One thing that Brett can pick up as a coach is that every fall, I go crazy when I see folks gathering winter annuals too soon.  We get a little warning nip and off they go, forgetting that they’ll be back in shorts within hours.  We can rip off our clothes when heat and humidity assail us yet again, but for the plants, it usually means pill bugs and fungus and general despair.

But, I’m all for planting winter annuals if we wait until close to Thanksgiving.  Many of them, including pansies, violas, stock, and calendulas, offer nectar to overwintering butterflies that show up on those warm days, desperately seeking nutrition. This week I saw a butterfly on a snapdragon!  One of my favorite butterfly books, by the way, is Butterfly Gardening for the South by Geyata Ajilvsgi.

Butterfly Gardening for the South

For a wonderful story on butterflies, and how gardeners are making them welcome in diminishing habitats, check out this Docubloggers video from my friend and colleague, KLRU Docubloggers producer Domenique Bellavia.

Back to winter annuals, one idea is to fill a few gaps when the perennials get chomped by freeze, and you want to pretty things up before Grandma arrives. Mainly, it’s simply downright fun to frolic with color combinations that bloom all at the same time. Heck, if we don’t like our scheme, we don’t have to live with it forever. And if we do, on a cloudy cold day, it keeps our creative spirits on high at a time we can get bogged down in all the clean-up chores and lists of long-term projects. Especially, it’s charming when bulbs sneak out above carpets of gold and purple, hot pink, red, and baby blanket yellow. In fortunate years, they stick around to buddy up with spring perennials, wildflowers, and roses.  When that happens, I feel like I’ve stepped into one of my books on English gardens.

Anyway, that’s why I reserved annual winter color until this weekend’s CTG.  I lucked into a true find, Alexandra McBrearty, a real-life English gardener who now shovels soil in Texas.  She’s got guts, does Alex, and she’s got good ideas too, like pairing sweet ephemerals against yuccas and other stalwart Texans. In her evenings at home, she turns regular old pots into absolute works of art, in case you want some inspiration for those snowy nights by the fire. Well, okay, while you’re outside tending the grill with the white twinkle lights on.

While editing this week’s garden video, I couldn’t resist playing some of it over and over.  For one thing, the Clark family turned a plain old backyard into a garden of beauty that represents the contributions of four generations.  But I played back the footage, too, because it was the last rain in May before drought took over. Ed Fuentes, the artist behind the camera, couldn’t resist shooting a garden flecked by precious raindrops, with grip Joseph Brown protecting the camera with the family’s umbrellas.

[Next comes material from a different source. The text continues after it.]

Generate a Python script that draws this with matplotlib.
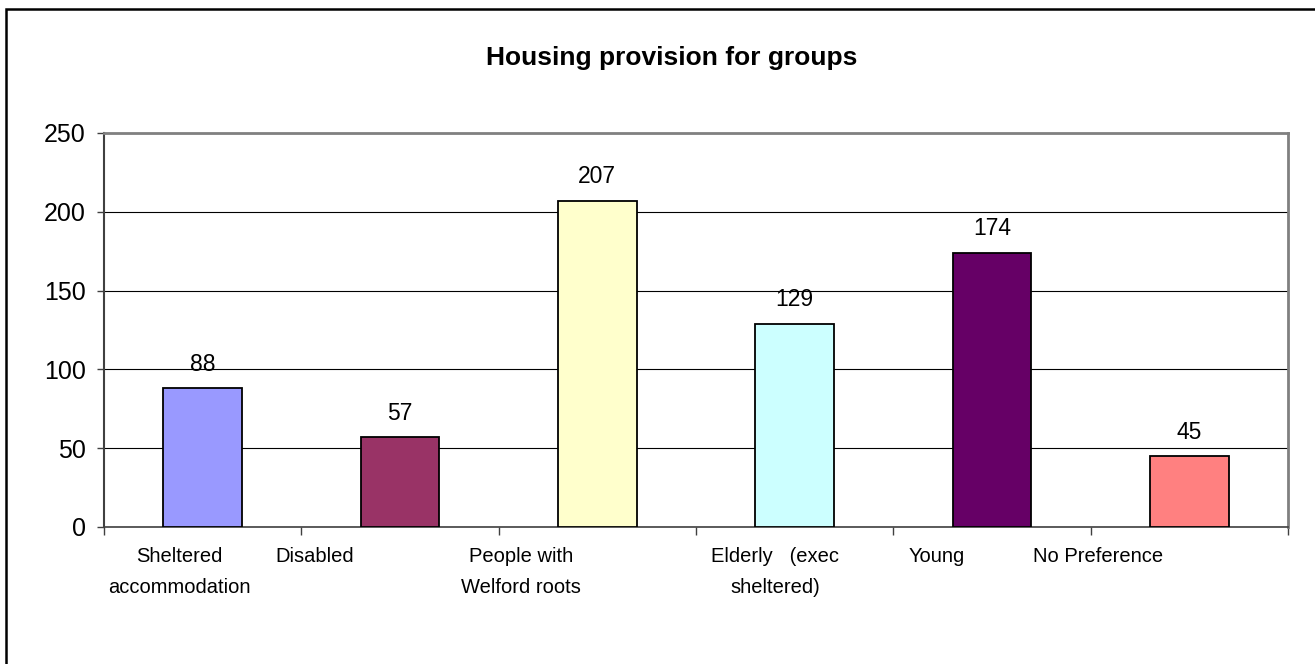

The Clark’s friends, Earthscapes designers, Mike and Kay Lynch from Temple, launched the garden project with their introspective ideas.

I thank musician David Lutes, who took the trouble to provide CTG with his orchestration of Amazing Grace, a recording that Dawson Clark commissioned to support his work at The Children at Heart Foundation.

I’ve been so busy that I can’t say much about my garden, except that the recent nip didn’t do much harm. The only new thing to show you is my Albuca batteniana in bud. It’s in the crepe bed, and even though it hasn’t opened, it looks great against the white Salvia coccineas.

albuca batteniana

I did make a teepee of bamboo canes around the Satsuma orange.  As always, the wind was so fierce that it was a chore to get the rowcover attached to the stakes with clothespins (gotta get spring clamps). Later, when I checked it, I saw that it was all off.  Not due to wind.  Due to cat.  Sam Jr. had pulled it all down to make himself a little nest.  Back to the drawing board.